- [MATERIAL PROVIDED]

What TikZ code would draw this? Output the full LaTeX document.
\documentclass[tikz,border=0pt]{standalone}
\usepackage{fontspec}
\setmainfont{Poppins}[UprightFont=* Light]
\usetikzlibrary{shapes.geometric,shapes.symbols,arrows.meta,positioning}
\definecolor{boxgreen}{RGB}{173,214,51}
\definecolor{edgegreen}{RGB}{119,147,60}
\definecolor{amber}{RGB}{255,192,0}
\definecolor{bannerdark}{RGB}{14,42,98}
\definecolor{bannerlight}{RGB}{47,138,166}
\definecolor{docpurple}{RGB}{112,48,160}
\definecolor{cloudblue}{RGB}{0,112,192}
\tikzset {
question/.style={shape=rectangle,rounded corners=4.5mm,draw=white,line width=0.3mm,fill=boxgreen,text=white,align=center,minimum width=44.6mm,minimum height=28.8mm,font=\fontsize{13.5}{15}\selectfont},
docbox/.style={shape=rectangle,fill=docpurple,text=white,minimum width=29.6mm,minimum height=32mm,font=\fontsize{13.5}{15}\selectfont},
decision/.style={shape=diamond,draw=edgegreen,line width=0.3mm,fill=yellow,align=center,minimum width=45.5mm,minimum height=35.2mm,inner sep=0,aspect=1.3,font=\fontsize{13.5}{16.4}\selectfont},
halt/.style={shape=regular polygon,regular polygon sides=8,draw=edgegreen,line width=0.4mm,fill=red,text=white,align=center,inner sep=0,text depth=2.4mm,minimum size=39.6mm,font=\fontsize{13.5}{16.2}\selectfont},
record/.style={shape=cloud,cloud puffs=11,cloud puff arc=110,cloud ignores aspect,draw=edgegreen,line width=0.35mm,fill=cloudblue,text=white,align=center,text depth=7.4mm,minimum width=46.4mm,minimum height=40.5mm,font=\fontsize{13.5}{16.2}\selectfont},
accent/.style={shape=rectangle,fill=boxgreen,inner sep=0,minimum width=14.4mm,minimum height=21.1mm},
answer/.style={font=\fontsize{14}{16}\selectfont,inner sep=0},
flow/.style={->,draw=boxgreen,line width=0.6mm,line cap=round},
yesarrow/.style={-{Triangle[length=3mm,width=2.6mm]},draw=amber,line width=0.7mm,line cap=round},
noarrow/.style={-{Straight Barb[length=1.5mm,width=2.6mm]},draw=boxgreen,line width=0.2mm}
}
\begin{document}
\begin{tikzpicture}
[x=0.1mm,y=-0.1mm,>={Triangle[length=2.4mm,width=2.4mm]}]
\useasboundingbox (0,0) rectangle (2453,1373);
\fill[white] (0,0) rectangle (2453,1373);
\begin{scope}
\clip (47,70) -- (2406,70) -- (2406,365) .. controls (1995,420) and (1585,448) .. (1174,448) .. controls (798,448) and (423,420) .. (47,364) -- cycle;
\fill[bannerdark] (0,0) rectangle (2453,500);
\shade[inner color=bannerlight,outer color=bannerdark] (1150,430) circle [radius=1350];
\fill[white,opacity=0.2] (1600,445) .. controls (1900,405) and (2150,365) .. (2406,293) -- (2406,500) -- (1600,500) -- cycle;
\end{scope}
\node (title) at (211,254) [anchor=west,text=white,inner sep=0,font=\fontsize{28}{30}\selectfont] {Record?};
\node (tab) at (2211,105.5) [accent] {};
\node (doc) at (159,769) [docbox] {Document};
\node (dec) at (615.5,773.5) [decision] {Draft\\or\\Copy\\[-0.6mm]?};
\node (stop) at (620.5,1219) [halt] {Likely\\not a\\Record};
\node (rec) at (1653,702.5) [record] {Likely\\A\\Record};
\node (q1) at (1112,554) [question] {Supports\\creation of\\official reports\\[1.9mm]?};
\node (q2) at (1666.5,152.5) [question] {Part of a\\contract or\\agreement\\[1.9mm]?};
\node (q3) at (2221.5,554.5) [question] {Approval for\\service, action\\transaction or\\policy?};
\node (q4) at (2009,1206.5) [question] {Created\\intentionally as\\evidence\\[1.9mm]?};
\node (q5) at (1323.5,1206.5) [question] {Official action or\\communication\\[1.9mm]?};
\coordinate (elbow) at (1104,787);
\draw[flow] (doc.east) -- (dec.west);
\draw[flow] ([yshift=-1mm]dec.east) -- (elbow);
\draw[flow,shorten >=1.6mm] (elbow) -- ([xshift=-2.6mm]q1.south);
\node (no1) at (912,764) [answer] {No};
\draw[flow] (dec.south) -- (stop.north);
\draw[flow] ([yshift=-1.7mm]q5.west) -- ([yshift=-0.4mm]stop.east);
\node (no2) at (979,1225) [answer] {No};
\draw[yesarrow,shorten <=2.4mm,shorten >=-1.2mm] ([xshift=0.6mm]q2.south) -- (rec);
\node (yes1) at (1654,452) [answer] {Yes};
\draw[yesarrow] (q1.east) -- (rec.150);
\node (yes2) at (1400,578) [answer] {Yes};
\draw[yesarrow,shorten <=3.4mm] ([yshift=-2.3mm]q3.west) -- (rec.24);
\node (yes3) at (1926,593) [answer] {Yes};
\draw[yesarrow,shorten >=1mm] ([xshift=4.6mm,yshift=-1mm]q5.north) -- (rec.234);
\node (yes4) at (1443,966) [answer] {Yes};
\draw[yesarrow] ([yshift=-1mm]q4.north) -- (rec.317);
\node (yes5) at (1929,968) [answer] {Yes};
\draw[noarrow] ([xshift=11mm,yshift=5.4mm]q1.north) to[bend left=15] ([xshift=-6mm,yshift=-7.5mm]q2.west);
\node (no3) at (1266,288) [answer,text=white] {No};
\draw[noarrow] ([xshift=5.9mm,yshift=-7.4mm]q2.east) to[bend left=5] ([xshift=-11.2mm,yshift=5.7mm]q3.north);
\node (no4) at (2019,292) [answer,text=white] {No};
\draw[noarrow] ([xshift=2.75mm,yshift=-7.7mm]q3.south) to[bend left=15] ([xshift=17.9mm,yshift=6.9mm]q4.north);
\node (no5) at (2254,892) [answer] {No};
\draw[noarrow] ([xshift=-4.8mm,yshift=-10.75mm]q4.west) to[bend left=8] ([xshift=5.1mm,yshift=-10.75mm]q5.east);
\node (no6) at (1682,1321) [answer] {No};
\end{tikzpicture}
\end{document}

- [TASK REQUIREMENTS] Output the whole listing above again, word for word.

- [TASK SOLUTION]
What TikZ code would draw this? Output the full LaTeX document.
\documentclass[tikz,border=0pt]{standalone}
\usepackage{fontspec}
\setmainfont{Poppins}[UprightFont=* Light]
\usetikzlibrary{shapes.geometric,shapes.symbols,arrows.meta,positioning}
\definecolor{boxgreen}{RGB}{173,214,51}
\definecolor{edgegreen}{RGB}{119,147,60}
\definecolor{amber}{RGB}{255,192,0}
\definecolor{bannerdark}{RGB}{14,42,98}
\definecolor{bannerlight}{RGB}{47,138,166}
\definecolor{docpurple}{RGB}{112,48,160}
\definecolor{cloudblue}{RGB}{0,112,192}
\tikzset {
question/.style={shape=rectangle,rounded corners=4.5mm,draw=white,line width=0.3mm,fill=boxgreen,text=white,align=center,minimum width=44.6mm,minimum height=28.8mm,font=\fontsize{13.5}{15}\selectfont},
docbox/.style={shape=rectangle,fill=docpurple,text=white,minimum width=29.6mm,minimum height=32mm,font=\fontsize{13.5}{15}\selectfont},
decision/.style={shape=diamond,draw=edgegreen,line width=0.3mm,fill=yellow,align=center,minimum width=45.5mm,minimum height=35.2mm,inner sep=0,aspect=1.3,font=\fontsize{13.5}{16.4}\selectfont},
halt/.style={shape=regular polygon,regular polygon sides=8,draw=edgegreen,line width=0.4mm,fill=red,text=white,align=center,inner sep=0,text depth=2.4mm,minimum size=39.6mm,font=\fontsize{13.5}{16.2}\selectfont},
record/.style={shape=cloud,cloud puffs=11,cloud puff arc=110,cloud ignores aspect,draw=edgegreen,line width=0.35mm,fill=cloudblue,text=white,align=center,text depth=7.4mm,minimum width=46.4mm,minimum height=40.5mm,font=\fontsize{13.5}{16.2}\selectfont},
accent/.style={shape=rectangle,fill=boxgreen,inner sep=0,minimum width=14.4mm,minimum height=21.1mm},
answer/.style={font=\fontsize{14}{16}\selectfont,inner sep=0},
flow/.style={->,draw=boxgreen,line width=0.6mm,line cap=round},
yesarrow/.style={-{Triangle[length=3mm,width=2.6mm]},draw=amber,line width=0.7mm,line cap=round},
noarrow/.style={-{Straight Barb[length=1.5mm,width=2.6mm]},draw=boxgreen,line width=0.2mm}
}
\begin{document}
\begin{tikzpicture}
[x=0.1mm,y=-0.1mm,>={Triangle[length=2.4mm,width=2.4mm]}]
\useasboundingbox (0,0) rectangle (2453,1373);
\fill[white] (0,0) rectangle (2453,1373);
\begin{scope}
\clip (47,70) -- (2406,70) -- (2406,365) .. controls (1995,420) and (1585,448) .. (1174,448) .. controls (798,448) and (423,420) .. (47,364) -- cycle;
\fill[bannerdark] (0,0) rectangle (2453,500);
\shade[inner color=bannerlight,outer color=bannerdark] (1150,430) circle [radius=1350];
\fill[white,opacity=0.2] (1600,445) .. controls (1900,405) and (2150,365) .. (2406,293) -- (2406,500) -- (1600,500) -- cycle;
\end{scope}
\node (title) at (211,254) [anchor=west,text=white,inner sep=0,font=\fontsize{28}{30}\selectfont] {Record?};
\node (tab) at (2211,105.5) [accent] {};
\node (doc) at (159,769) [docbox] {Document};
\node (dec) at (615.5,773.5) [decision] {Draft\\or\\Copy\\[-0.6mm]?};
\node (stop) at (620.5,1219) [halt] {Likely\\not a\\Record};
\node (rec) at (1653,702.5) [record] {Likely\\A\\Record};
\node (q1) at (1112,554) [question] {Supports\\creation of\\official reports\\[1.9mm]?};
\node (q2) at (1666.5,152.5) [question] {Part of a\\contract or\\agreement\\[1.9mm]?};
\node (q3) at (2221.5,554.5) [question] {Approval for\\service, action\\transaction or\\policy?};
\node (q4) at (2009,1206.5) [question] {Created\\intentionally as\\evidence\\[1.9mm]?};
\node (q5) at (1323.5,1206.5) [question] {Official action or\\communication\\[1.9mm]?};
\coordinate (elbow) at (1104,787);
\draw[flow] (doc.east) -- (dec.west);
\draw[flow] ([yshift=-1mm]dec.east) -- (elbow);
\draw[flow,shorten >=1.6mm] (elbow) -- ([xshift=-2.6mm]q1.south);
\node (no1) at (912,764) [answer] {No};
\draw[flow] (dec.south) -- (stop.north);
\draw[flow] ([yshift=-1.7mm]q5.west) -- ([yshift=-0.4mm]stop.east);
\node (no2) at (979,1225) [answer] {No};
\draw[yesarrow,shorten <=2.4mm,shorten >=-1.2mm] ([xshift=0.6mm]q2.south) -- (rec);
\node (yes1) at (1654,452) [answer] {Yes};
\draw[yesarrow] (q1.east) -- (rec.150);
\node (yes2) at (1400,578) [answer] {Yes};
\draw[yesarrow,shorten <=3.4mm] ([yshift=-2.3mm]q3.west) -- (rec.24);
\node (yes3) at (1926,593) [answer] {Yes};
\draw[yesarrow,shorten >=1mm] ([xshift=4.6mm,yshift=-1mm]q5.north) -- (rec.234);
\node (yes4) at (1443,966) [answer] {Yes};
\draw[yesarrow] ([yshift=-1mm]q4.north) -- (rec.317);
\node (yes5) at (1929,968) [answer] {Yes};
\draw[noarrow] ([xshift=11mm,yshift=5.4mm]q1.north) to[bend left=15] ([xshift=-6mm,yshift=-7.5mm]q2.west);
\node (no3) at (1266,288) [answer,text=white] {No};
\draw[noarrow] ([xshift=5.9mm,yshift=-7.4mm]q2.east) to[bend left=5] ([xshift=-11.2mm,yshift=5.7mm]q3.north);
\node (no4) at (2019,292) [answer,text=white] {No};
\draw[noarrow] ([xshift=2.75mm,yshift=-7.7mm]q3.south) to[bend left=15] ([xshift=17.9mm,yshift=6.9mm]q4.north);
\node (no5) at (2254,892) [answer] {No};
\draw[noarrow] ([xshift=-4.8mm,yshift=-10.75mm]q4.west) to[bend left=8] ([xshift=5.1mm,yshift=-10.75mm]q5.east);
\node (no6) at (1682,1321) [answer] {No};
\end{tikzpicture}
\end{document}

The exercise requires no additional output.